**PROMPT**. Retype each line exactly. Skip images.

**GIVEN INFORMATION**.

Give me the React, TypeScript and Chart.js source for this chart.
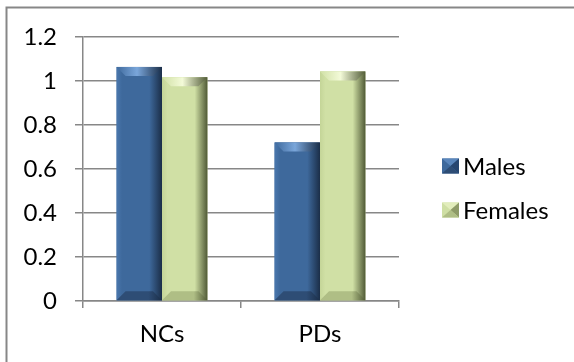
import React, { useEffect, useRef } from "react";
import { Chart, registerables } from "chart.js";

Chart.register(...registerables);

const categories = ["NCs", "PDs"];
const seriesNames = ["Males", "Females"];
const males = [1.064, 0.72];
const females = [1.017, 1.043];
const yTicks = [0, 0.2, 0.4, 0.6, 0.8, 1, 1.2];
const yTickLabels = ["0", "0.2", "0.4", "0.6", "0.8", "1", "1.2"];

const palettes = [
  { base: "#3E699C", left: "#4A77AD", mid: "#3E699C", right: "#1B2E48", top: "#7AA6DA", bottom: "#2E4D75", lgA: "#5A86BC", lgB: "#274670" },
  { base: "#CFDFA4", left: "#C4D598", mid: "#D0E0A5", right: "#505A36", top: "#F3FAD8", bottom: "#AFBE85", lgA: "#E2EDBC", lgB: "#8E9B68" },
];

const FONT = "Lato, 'Open Sans', sans-serif";

const decoPlugin = {
  id: "deco",
  beforeDraw(chart: any) {
    const ctx = chart.ctx;
    ctx.save();
    ctx.strokeStyle = "#878787";
    ctx.lineWidth = 2;
    ctx.beginPath();
    ctx.moveTo(6.5, 2000);
    ctx.lineTo(6.5, 7.5);
    ctx.lineTo(2000, 7.5);
    ctx.stroke();
    ctx.restore();
  },
  afterDatasetsDraw(chart: any) {
    const ctx = chart.ctx;
    ctx.save();
    chart.data.datasets.forEach((_ds: any, di: number) => {
      const meta = chart.getDatasetMeta(di);
      const pal = palettes[di];
      meta.data.forEach((el: any) => {
        const { x, y, base, width } = el.getProps(["x", "y", "base", "width"], true);
        const l = x - width / 2;
        const r = x + width / 2;
        const t = Math.min(y, base);
        const b = Math.max(y, base);
        const bv = Math.min(9, (b - t) / 2);
        const g = ctx.createLinearGradient(l, 0, r, 0);
        g.addColorStop(0, pal.left);
        g.addColorStop(0.12, pal.mid);
        g.addColorStop(0.72, pal.mid);
        g.addColorStop(1, pal.right);
        ctx.fillStyle = g;
        ctx.fillRect(l, t, r - l, b - t);
        const gt = ctx.createLinearGradient(l, 0, r, 0);
        gt.addColorStop(0, pal.mid);
        gt.addColorStop(0.45, pal.top);
        gt.addColorStop(1, pal.right);
        ctx.fillStyle = gt;
        ctx.beginPath();
        ctx.moveTo(l, t);
        ctx.lineTo(r, t);
        ctx.lineTo(r - bv, t + bv);
        ctx.lineTo(l + bv, t + bv);
        ctx.closePath();
        ctx.fill();
        const gb = ctx.createLinearGradient(l, 0, r, 0);
        gb.addColorStop(0, pal.bottom);
        gb.addColorStop(0.7, pal.bottom);
        gb.addColorStop(1, pal.right);
        ctx.fillStyle = gb;
        ctx.beginPath();
        ctx.moveTo(l, b);
        ctx.lineTo(r, b);
        ctx.lineTo(r - bv, b - bv);
        ctx.lineTo(l + bv, b - bv);
        ctx.closePath();
        ctx.fill();
      });
    });
    ctx.restore();
  },
  afterDraw(chart: any) {
    const ctx = chart.ctx;
    ctx.save();
    const centers = [166, 210];
    chart.data.datasets.forEach((ds: any, di: number) => {
      const pal = palettes[di];
      const cy = centers[di];
      const x0 = 442, w = 17, h = 15;
      const y0 = cy - h / 2;
      ctx.fillStyle = pal.base;
      ctx.fillRect(x0, y0, w, h);
      const cx = x0 + w / 2, cyy = y0 + h / 2;
      ctx.fillStyle = pal.lgA;
      ctx.beginPath(); ctx.moveTo(x0, y0); ctx.lineTo(x0 + w, y0); ctx.lineTo(cx, cyy); ctx.closePath(); ctx.fill();
      ctx.fillStyle = pal.lgB;
      ctx.beginPath(); ctx.moveTo(x0 + w, y0); ctx.lineTo(x0 + w, y0 + h); ctx.lineTo(cx, cyy); ctx.closePath(); ctx.fill();
      ctx.fillStyle = pal.bottom;
      ctx.beginPath(); ctx.moveTo(x0, y0 + h); ctx.lineTo(x0 + w, y0 + h); ctx.lineTo(cx, cyy); ctx.closePath(); ctx.fill();
      ctx.fillStyle = "#000";
      ctx.font = `24px ${FONT}`;
      ctx.textBaseline = "middle";
      ctx.textAlign = "left";
      ctx.fillText(ds.label, 463, cy + 1);
    });
    ctx.restore();
  },
};

export default function App() {
  const ref = useRef<HTMLCanvasElement>(null);
  useEffect(() => {
    if (!ref.current) return;
    const chart = new Chart(ref.current, {
      type: "bar",
      data: {
        labels: categories,
        datasets: [
          { label: seriesNames[0], data: males, backgroundColor: palettes[0].base },
          { label: seriesNames[1], data: females, backgroundColor: palettes[1].base },
        ],
      },
      options: {
        animation: false,
        responsive: false,
        devicePixelRatio: 1,
        layout: { padding: { top: 37, right: 175, left: 0, bottom: 0 } },
        datasets: { bar: { categoryPercentage: 0.575, barPercentage: 1 } },
        plugins: { legend: { display: false }, tooltip: { enabled: false } },
        scales: {
          x: {
            grid: { offset: true, drawOnChartArea: false, tickLength: 7, color: "#878787", lineWidth: 1.5 },
            border: { color: "#878787", width: 1.5 },
            ticks: { color: "#000", font: { family: FONT, size: 24 }, padding: 12 },
            afterFit: (s: any) => { s.height = 61; },
          },
          y: {
            min: 0,
            max: 1.2,
            grid: { tickLength: 8, color: "#878787", lineWidth: 1.5 },
            border: { color: "#878787", width: 1.5 },
            ticks: {
              color: "#000",
              font: { family: FONT, size: 24 },
              padding: 18,
              callback: (_v: any, i: number) => yTickLabels[i],
            },
            afterBuildTicks: (s: any) => { s.ticks = yTicks.map((v) => ({ value: v })); },
            afterFit: (s: any) => { s.width = 83; },
          },
        },
      },
      plugins: [decoPlugin],
    });
    return () => chart.destroy();
  }, []);
  return (
    <div style={{ position: "fixed", left: 0, top: 0, width: 574, height: 362, background: "#fff" }}>
      <canvas ref={ref} width={574} height={362} style={{ width: 574, height: 362, display: "block" }} />
    </div>
  );
}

**SOLVED PROBLEM**.
Give me the React, TypeScript and Chart.js source for this chart.
import React, { useEffect, useRef } from "react";
import { Chart, registerables } from "chart.js";

Chart.register(...registerables);

const categories = ["NCs", "PDs"];
const seriesNames = ["Males", "Females"];
const males = [1.064, 0.72];
const females = [1.017, 1.043];
const yTicks = [0, 0.2, 0.4, 0.6, 0.8, 1, 1.2];
const yTickLabels = ["0", "0.2", "0.4", "0.6", "0.8", "1", "1.2"];

const palettes = [
  { base: "#3E699C", left: "#4A77AD", mid: "#3E699C", right: "#1B2E48", top: "#7AA6DA", bottom: "#2E4D75", lgA: "#5A86BC", lgB: "#274670" },
  { base: "#CFDFA4", left: "#C4D598", mid: "#D0E0A5", right: "#505A36", top: "#F3FAD8", bottom: "#AFBE85", lgA: "#E2EDBC", lgB: "#8E9B68" },
];

const FONT = "Lato, 'Open Sans', sans-serif";

const decoPlugin = {
  id: "deco",
  beforeDraw(chart: any) {
    const ctx = chart.ctx;
    ctx.save();
    ctx.strokeStyle = "#878787";
    ctx.lineWidth = 2;
    ctx.beginPath();
    ctx.moveTo(6.5, 2000);
    ctx.lineTo(6.5, 7.5);
    ctx.lineTo(2000, 7.5);
    ctx.stroke();
    ctx.restore();
  },
  afterDatasetsDraw(chart: any) {
    const ctx = chart.ctx;
    ctx.save();
    chart.data.datasets.forEach((_ds: any, di: number) => {
      const meta = chart.getDatasetMeta(di);
      const pal = palettes[di];
      meta.data.forEach((el: any) => {
        const { x, y, base, width } = el.getProps(["x", "y", "base", "width"], true);
        const l = x - width / 2;
        const r = x + width / 2;
        const t = Math.min(y, base);
        const b = Math.max(y, base);
        const bv = Math.min(9, (b - t) / 2);
        const g = ctx.createLinearGradient(l, 0, r, 0);
        g.addColorStop(0, pal.left);
        g.addColorStop(0.12, pal.mid);
        g.addColorStop(0.72, pal.mid);
        g.addColorStop(1, pal.right);
        ctx.fillStyle = g;
        ctx.fillRect(l, t, r - l, b - t);
        const gt = ctx.createLinearGradient(l, 0, r, 0);
        gt.addColorStop(0, pal.mid);
        gt.addColorStop(0.45, pal.top);
        gt.addColorStop(1, pal.right);
        ctx.fillStyle = gt;
        ctx.beginPath();
        ctx.moveTo(l, t);
        ctx.lineTo(r, t);
        ctx.lineTo(r - bv, t + bv);
        ctx.lineTo(l + bv, t + bv);
        ctx.closePath();
        ctx.fill();
        const gb = ctx.createLinearGradient(l, 0, r, 0);
        gb.addColorStop(0, pal.bottom);
        gb.addColorStop(0.7, pal.bottom);
        gb.addColorStop(1, pal.right);
        ctx.fillStyle = gb;
        ctx.beginPath();
        ctx.moveTo(l, b);
        ctx.lineTo(r, b);
        ctx.lineTo(r - bv, b - bv);
        ctx.lineTo(l + bv, b - bv);
        ctx.closePath();
        ctx.fill();
      });
    });
    ctx.restore();
  },
  afterDraw(chart: any) {
    const ctx = chart.ctx;
    ctx.save();
    const centers = [166, 210];
    chart.data.datasets.forEach((ds: any, di: number) => {
      const pal = palettes[di];
      const cy = centers[di];
      const x0 = 442, w = 17, h = 15;
      const y0 = cy - h / 2;
      ctx.fillStyle = pal.base;
      ctx.fillRect(x0, y0, w, h);
      const cx = x0 + w / 2, cyy = y0 + h / 2;
      ctx.fillStyle = pal.lgA;
      ctx.beginPath(); ctx.moveTo(x0, y0); ctx.lineTo(x0 + w, y0); ctx.lineTo(cx, cyy); ctx.closePath(); ctx.fill();
      ctx.fillStyle = pal.lgB;
      ctx.beginPath(); ctx.moveTo(x0 + w, y0); ctx.lineTo(x0 + w, y0 + h); ctx.lineTo(cx, cyy); ctx.closePath(); ctx.fill();
      ctx.fillStyle = pal.bottom;
      ctx.beginPath(); ctx.moveTo(x0, y0 + h); ctx.lineTo(x0 + w, y0 + h); ctx.lineTo(cx, cyy); ctx.closePath(); ctx.fill();
      ctx.fillStyle = "#000";
      ctx.font = `24px ${FONT}`;
      ctx.textBaseline = "middle";
      ctx.textAlign = "left";
      ctx.fillText(ds.label, 463, cy + 1);
    });
    ctx.restore();
  },
};

export default function App() {
  const ref = useRef<HTMLCanvasElement>(null);
  useEffect(() => {
    if (!ref.current) return;
    const chart = new Chart(ref.current, {
      type: "bar",
      data: {
        labels: categories,
        datasets: [
          { label: seriesNames[0], data: males, backgroundColor: palettes[0].base },
          { label: seriesNames[1], data: females, backgroundColor: palettes[1].base },
        ],
      },
      options: {
        animation: false,
        responsive: false,
        devicePixelRatio: 1,
        layout: { padding: { top: 37, right: 175, left: 0, bottom: 0 } },
        datasets: { bar: { categoryPercentage: 0.575, barPercentage: 1 } },
        plugins: { legend: { display: false }, tooltip: { enabled: false } },
        scales: {
          x: {
            grid: { offset: true, drawOnChartArea: false, tickLength: 7, color: "#878787", lineWidth: 1.5 },
            border: { color: "#878787", width: 1.5 },
            ticks: { color: "#000", font: { family: FONT, size: 24 }, padding: 12 },
            afterFit: (s: any) => { s.height = 61; },
          },
          y: {
            min: 0,
            max: 1.2,
            grid: { tickLength: 8, color: "#878787", lineWidth: 1.5 },
            border: { color: "#878787", width: 1.5 },
            ticks: {
              color: "#000",
              font: { family: FONT, size: 24 },
              padding: 18,
              callback: (_v: any, i: number) => yTickLabels[i],
            },
            afterBuildTicks: (s: any) => { s.ticks = yTicks.map((v) => ({ value: v })); },
            afterFit: (s: any) => { s.width = 83; },
          },
        },
      },
      plugins: [decoPlugin],
    });
    return () => chart.destroy();
  }, []);
  return (
    <div style={{ position: "fixed", left: 0, top: 0, width: 574, height: 362, background: "#fff" }}>
      <canvas ref={ref} width={574} height={362} style={{ width: 574, height: 362, display: "block" }} />
    </div>
  );
}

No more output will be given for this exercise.